The Spathiphyllum (peace lily) is highly popular thanks to its soft green leaves and ornate white flowers (bracts). This plant from the tropical rainforests of South America is easy to care for and is an air-purifying plant. The leaves on these indoor plants will droop if the plant gets too dry, but will perk up again in a few hours once watered. The Spathiphyllum likes to be in a bright spot, but out of direct sunlight.
The Nephrolepis (sword fern) is a beautiful foliage plant that is another of our air-purifying options. Ferns have grown on Earth in a wide variety of different forms since the Devonian period (400–350 million years ago). Nephrolepis is found in tropical rainforests worldwide, so the fern will be perfectly fine if placed somewhere that does not get much light. This bushy fern with feathered leaves is one of the most effective air-purifying houseplants for the home.
A real evergreen among the air-purifying plants is the Hedera (ivy). Ivy leaves come in a wide variety of shapes and colours.

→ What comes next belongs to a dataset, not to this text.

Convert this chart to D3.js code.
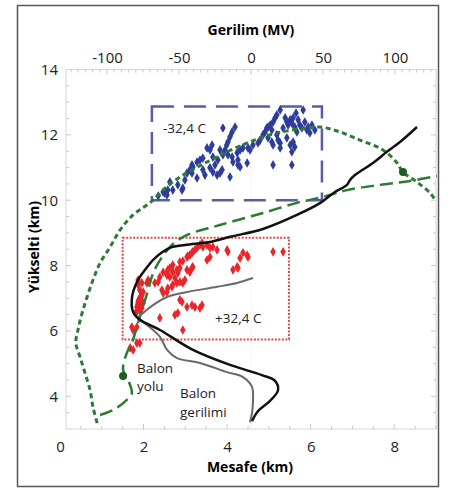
<!DOCTYPE html>
<html>
<head>
<meta charset="utf-8">
<script src="https://cdn.jsdelivr.net/npm/d3@7"></script>
<style>
  body { margin: 0; background: #fff; }
  text { font-family: "Open Sans", "Noto Sans", sans-serif; }
</style>
</head>
<body>
<div id="main"></div>
<script>
const ctx = {
    w: 457,
    h: 488,
    plot: { left: 66, right: 436, top: 69.5, bottom: 429 },
};

// tick labels
const mesafeTicks = [0, 2, 4, 6, 8];
const gerilimTicks = [-100, -50, 0, 50, 100];
const yukseltiTicks = [4, 6, 8, 10, 12, 14];

// blue sources (-32,4 C), km
const blueX = [2.51, 2.58, 2.56, 2.47, 2.35, 2.63, 2.70, 2.92, 2.94, 3.04, 3.11, 3.18, 3.16, 3.16, 3.28, 3.28, 3.35, 3.42, 3.42, 3.52,
    3.59, 3.64, 3.59, 3.66, 3.76, 3.83, 3.71, 3.88, 3.78, 3.90, 3.95, 3.99, 4.02, 4.07, 4.12, 3.90, 4.19, 4.02, 4.12, 4.24,
    4.31, 4.38, 4.07, 4.14, 4.26, 4.26, 4.31, 4.48, 4.50, 4.55, 4.62, 4.74, 4.79, 4.91, 4.95, 4.98, 5.03, 5.07, 5.10, 5.15,
    4.98, 5.07, 5.10, 5.19, 5.22, 5.27, 5.27, 5.10, 5.55, 5.19, 5.27, 5.34, 5.43, 5.46, 5.51, 5.55, 5.58, 5.62, 5.67, 5.70,
    5.74, 5.79, 5.82, 5.86, 5.91, 5.98, 5.94, 5.43, 5.51, 5.55, 5.58, 5.62, 3.66, 3.83, 3.47, 2.99, 2.82, 4.86, 5.39, 5.65,
    6.03, 6.10];
const blueY = [10.22, 10.31, 10.16, 10.25, 10.13, 10.56, 10.31, 10.31, 10.37, 10.83, 10.93, 11.02, 11.08, 10.83, 10.68, 11.17, 11.23, 11.29, 10.93, 11.60,
    11.54, 11.69, 10.99, 10.86, 10.77, 10.83, 11.08, 10.93, 11.23, 11.39, 11.54, 11.69, 11.78, 11.94, 12.09, 12.21, 12.24, 11.39, 11.32, 11.45,
    11.54, 11.60, 10.71, 11.17, 11.23, 11.08, 11.02, 11.14, 11.60, 11.54, 11.69, 11.75, 11.84, 12.09, 12.21, 12.24, 12.30, 12.15, 12.39, 12.52,
    11.91, 11.78, 11.69, 12.00, 11.84, 11.75, 11.60, 11.08, 11.08, 12.61, 12.76, 12.21, 12.39, 12.30, 12.46, 12.36, 12.52, 12.24, 12.09, 12.46,
    12.30, 12.21, 12.76, 12.39, 12.15, 12.06, 12.24, 11.91, 11.69, 11.48, 11.78, 11.63, 11.32, 11.54, 10.77, 10.62, 10.47, 12.00, 12.52, 12.67,
    12.30, 12.15];

// red sources (+32,4 C), km
const redX = [1.87, 1.91, 1.96, 1.91, 1.84, 1.89, 1.94, 1.82, 1.99, 1.87, 1.91, 1.96, 1.99, 2.08, 2.11, 2.27, 2.35, 2.39, 2.47,
    2.56, 2.58, 2.63, 2.68, 2.70, 2.44, 2.47, 2.56, 2.58, 2.68, 2.70, 2.80, 2.87, 2.94, 2.99, 2.56, 2.63, 2.70, 2.80, 2.87,
    2.75, 2.82, 2.87, 2.94, 3.04, 3.06, 3.11, 3.16, 3.18, 3.23, 3.28, 3.35, 3.40, 3.42, 3.52, 3.59, 3.66, 3.76, 3.04, 3.11,
    3.16, 3.18, 3.52, 3.59, 4.00, 4.02, 4.14, 4.24, 4.26, 4.31, 4.38, 4.48, 4.50, 5.10, 5.34, 2.87, 2.92, 3.04, 3.16, 3.23,
    3.35, 3.40, 2.39, 2.75, 2.82, 2.94, 1.75, 1.72, 1.84, 1.91, 1.75, 1.68, 1.84, 1.87, 1.96,
    1.86, 1.93, 1.89, 1.95, 1.85, 1.90, 1.97, 1.88];
const redY = [6.89, 6.79, 6.70, 6.64, 6.73, 6.95, 7.04, 6.58, 6.86, 7.41, 7.25, 7.10, 7.19, 7.47, 7.56, 7.47, 7.50, 7.65, 7.80,
    7.77, 7.87, 7.93, 7.96, 8.02, 7.25, 7.16, 7.19, 7.31, 7.35, 7.41, 7.47, 7.50, 7.47, 7.56, 7.71, 7.65, 7.80, 7.87, 7.93,
    7.62, 7.77, 8.11, 8.14, 8.26, 8.29, 8.32, 8.39, 8.42, 8.48, 8.54, 8.63, 8.69, 8.57, 8.63, 8.54, 8.57, 8.48, 7.87, 7.80,
    7.93, 7.96, 8.17, 8.26, 8.48, 8.42, 7.87, 7.96, 7.93, 8.23, 8.39, 8.32, 8.26, 8.42, 8.42, 6.95, 6.89, 6.73, 6.79, 6.73,
    6.70, 6.79, 6.40, 6.49, 6.55, 6.03, 6.03, 6.12, 6.12, 5.63, 5.42, 5.48, 5.63, 7.56, 7.47,
    6.82, 6.76, 6.67, 6.92, 6.61, 6.99, 6.83, 6.76];

// black curve: voltage (MV) vs altitude (km)
const blackMV = [115.3, 103.5, 94.4, 84.7, 72.2, 68.8, 66.7, 58.3, 47.9, 31.9, 8.3, -14.6, -28.5, -45.8, -56.3, -66.7,
    -73.6, -79.2, -82.6, -81.9, -77.1, -63.2, -40.3, -14.6, 7.6, 16.7, 18.8, 13.2, 4.9, 0.7];
const blackAlt = [12.24, 11.78, 11.48, 11.14, 10.77, 10.62, 10.47, 10.25, 9.91, 9.55, 9.12, 8.88, 8.72, 8.63, 8.54, 8.23,
    7.87, 7.50, 7.04, 6.58, 6.34, 6.03, 5.42, 4.96, 4.65, 4.47, 4.19, 3.86, 3.55, 3.24];

// grey curve: Balon gerilimi (MV) vs altitude (km)
const balonMV = [1.4, -9.7, -23.6, -44.4, -58.3, -68.1, -75.7, -78.5, -72.2, -63.2, -58.3, -51.4, -35.4, -16.7, -5.6, 0.7, 1.4, 0.7, -0.7];
const balonAlt = [7.62, 7.47, 7.35, 7.19, 7.04, 6.79, 6.52, 6.40, 6.18, 5.82, 5.42, 5.17, 5.02, 4.74, 4.59, 4.29, 3.89, 3.49, 3.21];

// outer short-dashed green curve (km)
const outerX = [0.89, 0.79, 0.72, 0.60, 0.48, 0.38, 0.43, 0.53, 0.65, 0.79, 0.96, 1.20, 1.44, 1.75, 2.15, 2.70, 3.52, 4.31,
    5.10, 5.91, 6.22, 6.63, 7.18, 7.73, 8.07, 8.21, 8.54, 8.86, 8.98];
const outerY = [3.18, 3.67, 4.19, 4.71, 5.20, 5.63, 6.03, 6.55, 7.04, 7.56, 8.08, 8.57, 9.09, 9.55, 9.92, 10.56, 11.17, 11.66,
    12.03, 12.21, 12.24, 12.12, 11.84, 11.54, 11.14, 10.86, 10.56, 10.22, 10.01];

// Balon yolu, long-dashed green (km)
const yoluX = [0.96, 1.27, 1.60, 1.72, 1.63, 1.51, 1.60, 1.72, 1.84, 1.96, 2.11, 2.23, 2.44, 2.68, 3.04, 3.66, 4.07, 4.86,
    5.67, 6.29, 6.87, 7.66, 8.38, 9.02];
const yoluY = [3.43, 3.58, 3.89, 4.10, 4.50, 4.81, 5.33, 5.63, 6.12, 6.64, 7.25, 7.77, 8.26, 8.63, 8.94, 9.18, 9.33, 9.61,
    9.92, 10.10, 10.31, 10.47, 10.59, 10.74];

const dotsX = [1.51, 8.21];
const dotsY = [4.62, 10.86];

// boxes [x0, x1, y0, y1] in km
const blueBox = [2.2, 6.27, 10.0, 12.87];
const redBox = [1.5, 5.48, 5.74, 8.85];

function createViz() {
    const svg = d3.select("#main").append("svg")
        .attr("width", ctx.w)
        .attr("height", ctx.h);
    const p = ctx.plot;

    const x = d3.scaleLinear().domain([0.144, 9]).range([p.left, p.right]);
    const xTop = d3.scaleLinear().domain([-128.5, 128.5]).range([p.left, p.right]);
    const y = d3.scaleLinear().domain([3, 14]).range([p.bottom, p.top]);

    // outer frame
    svg.append("rect")
        .attr("x", 17.5).attr("y", 5.5)
        .attr("width", 421).attr("height", 481)
        .attr("fill", "#fff")
        .attr("stroke", "#555")
        .attr("stroke-width", 1.5);

    // plot frame
    svg.append("rect")
        .attr("x", p.left).attr("y", p.top)
        .attr("width", p.right - p.left).attr("height", p.bottom - p.top)
        .attr("fill", "none")
        .attr("stroke", "#d6d6d6");

    // faint zero line
    svg.append("line")
        .attr("x1", xTop(0)).attr("x2", xTop(0))
        .attr("y1", p.top).attr("y2", p.bottom)
        .attr("stroke", "#ececec")
        .attr("stroke-dasharray", "2,2");

    // minor ticks
    const tk = svg.append("g").attr("stroke", "#c8c8c8");
    d3.range(-125, 129, 5).forEach(v => {
        const len = v % 50 === 0 ? 5 : 3;
        tk.append("line").attr("x1", xTop(v)).attr("x2", xTop(v)).attr("y1", p.top).attr("y2", p.top + len);
    });
    d3.range(0.5, 9.01, 0.5).forEach(v => {
        const len = v % 2 === 0 ? 5 : 3;
        tk.append("line").attr("x1", x(v)).attr("x2", x(v)).attr("y1", p.bottom).attr("y2", p.bottom - len);
    });
    d3.range(3.5, 14, 0.5).forEach(v => {
        const len = v % 2 === 0 ? 5 : 3;
        tk.append("line").attr("x1", p.left).attr("x2", p.left + len).attr("y1", y(v)).attr("y2", y(v));
        tk.append("line").attr("x1", p.right).attr("x2", p.right - len).attr("y1", y(v)).attr("y2", y(v));
    });

    // axes (labels only)
    const styleAxis = g => {
        g.select(".domain").remove();
        g.selectAll("text")
            .style("font-family", "'Open Sans', sans-serif")
            .style("font-size", "15px")
            .attr("fill", "#222");
    };
    svg.append("g")
        .attr("transform", `translate(0, ${p.bottom + 9})`)
        .call(d3.axisBottom(x).tickValues(mesafeTicks).tickSize(0).tickPadding(3))
        .call(styleAxis);
    svg.append("g")
        .attr("transform", "translate(0, 66)")
        .call(d3.axisTop(xTop).tickValues(gerilimTicks).tickSize(0).tickPadding(3).tickFormat(d => String(d)))
        .call(styleAxis);
    svg.append("g")
        .attr("transform", "translate(61, 0)")
        .call(d3.axisLeft(y).tickValues(yukseltiTicks).tickSize(0).tickPadding(3))
        .call(styleAxis);

    // axis titles
    svg.append("text")
        .attr("x", 251).attr("y", 35)
        .attr("text-anchor", "middle")
        .style("font-size", "14px").style("font-weight", "bold")
        .text("Gerilim (MV)");
    svg.append("text")
        .attr("x", 250).attr("y", 472)
        .attr("text-anchor", "middle")
        .style("font-size", "14px").style("font-weight", "bold")
        .text("Mesafe (km)");
    svg.append("text")
        .attr("transform", "translate(39, 247) rotate(-90)")
        .attr("text-anchor", "middle")
        .style("font-size", "14px").style("font-weight", "bold")
        .text("Yükselti (km)");

    // boxes
    svg.append("rect")
        .attr("x", x(blueBox[0])).attr("y", y(blueBox[3]))
        .attr("width", x(blueBox[1]) - x(blueBox[0])).attr("height", y(blueBox[2]) - y(blueBox[3]))
        .attr("fill", "none")
        .attr("stroke", "#5a5ca8")
        .attr("stroke-width", 2.5)
        .attr("stroke-dasharray", "22,10");
    svg.append("rect")
        .attr("x", x(redBox[0])).attr("y", y(redBox[3]))
        .attr("width", x(redBox[1]) - x(redBox[0])).attr("height", y(redBox[2]) - y(redBox[3]))
        .attr("fill", "none")
        .attr("stroke", "#dd4a4a")
        .attr("stroke-width", 2)
        .attr("stroke-dasharray", "2,1.5");

    // scatter
    const diamond = d3.symbol().type(d3.symbolDiamond).size(27);
    svg.append("g").selectAll("path")
        .data(d3.zip(blueX, blueY))
        .enter().append("path")
        .attr("d", diamond)
        .attr("transform", d => `translate(${x(d[0])},${y(d[1])})`)
        .attr("fill", "#2e3d9c");
    svg.append("g").selectAll("path")
        .data(d3.zip(redX, redY))
        .enter().append("path")
        .attr("d", diamond)
        .attr("transform", d => `translate(${x(d[0])},${y(d[1])})`)
        .attr("fill", "#e8262b");

    // green curves
    const kmLine = d3.line().x(d => x(d[0])).y(d => y(d[1])).curve(d3.curveCatmullRom);
    svg.append("path")
        .datum(d3.zip(outerX, outerY))
        .attr("d", kmLine)
        .attr("fill", "none")
        .attr("stroke", "#2c7a33")
        .attr("stroke-width", 3)
        .attr("stroke-dasharray", "5,3.5");
    svg.append("path")
        .datum(d3.zip(yoluX, yoluY))
        .attr("d", kmLine)
        .attr("fill", "none")
        .attr("stroke", "#2c7a33")
        .attr("stroke-width", 2.5)
        .attr("stroke-dasharray", "13,6");
    svg.append("g").selectAll("circle")
        .data(d3.zip(dotsX, dotsY))
        .enter().append("circle")
        .attr("cx", d => x(d[0]))
        .attr("cy", d => y(d[1]))
        .attr("r", 4)
        .attr("fill", "#1d5c22");

    // voltage curves (top axis)
    const mvLine = d3.line().x(d => xTop(d[0])).y(d => y(d[1])).curve(d3.curveCatmullRom);
    svg.append("path")
        .datum(d3.zip(balonMV, balonAlt))
        .attr("d", mvLine)
        .attr("fill", "none")
        .attr("stroke", "#6a6a6a")
        .attr("stroke-width", 2);
    svg.append("path")
        .datum(d3.zip(blackMV, blackAlt))
        .attr("d", mvLine)
        .attr("fill", "none")
        .attr("stroke", "#111")
        .attr("stroke-width", 2.5);

    // annotations
    const note = (tx, ty, s) => svg.append("text")
        .attr("x", tx).attr("y", ty)
        .style("font-size", "13.5px")
        .attr("fill", "#222")
        .text(s);
    note(163, 133, "-32,4 C");
    note(215, 323, "+32,4 C");
    note(137, 373, "Balon");
    note(137, 391, "yolu");
    note(180, 398, "Balon");
    note(180, 417, "gerilimi");
}

createViz();
</script>
</body>
</html>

The leaf colours range from solid green to multi-coloured and marbled. In its natural habitat in Asia, Europe and North Africa, this air-purifying indoor plant grows on rocks and trees. Hedera is able to climb to height of up to 25–30 metres. Hedera can be used indoors as a climbing shrubs against a 'green' wall, for example, or as a hanging plant. The Hedera prefers cool, bright spots, but out of direct sunlight. The lighter the colour of the leaf, the more light the plant needs. The greener the leaf, the less light it needs. Outdoors, the Hedera is perfect for growing against a fence or an empty wall. The plant will attach itself to the supporting structure and grow until it has nothing else to grip onto. The Hedera will then come into flower.
NASA researches 'air-purifying plants'
The NASA Clean Air Study has carried out a lot of research on air-purifying plants. To have a real effect, NASA recommends at least one indoor plant (pot size 15/20 cm) per 10 m². The amount of soil is also important because micro-organisms in the soil absorb small amounts of impurities in the air. Air-purifying plants are not only recommended for home use, but also in offices or school classrooms.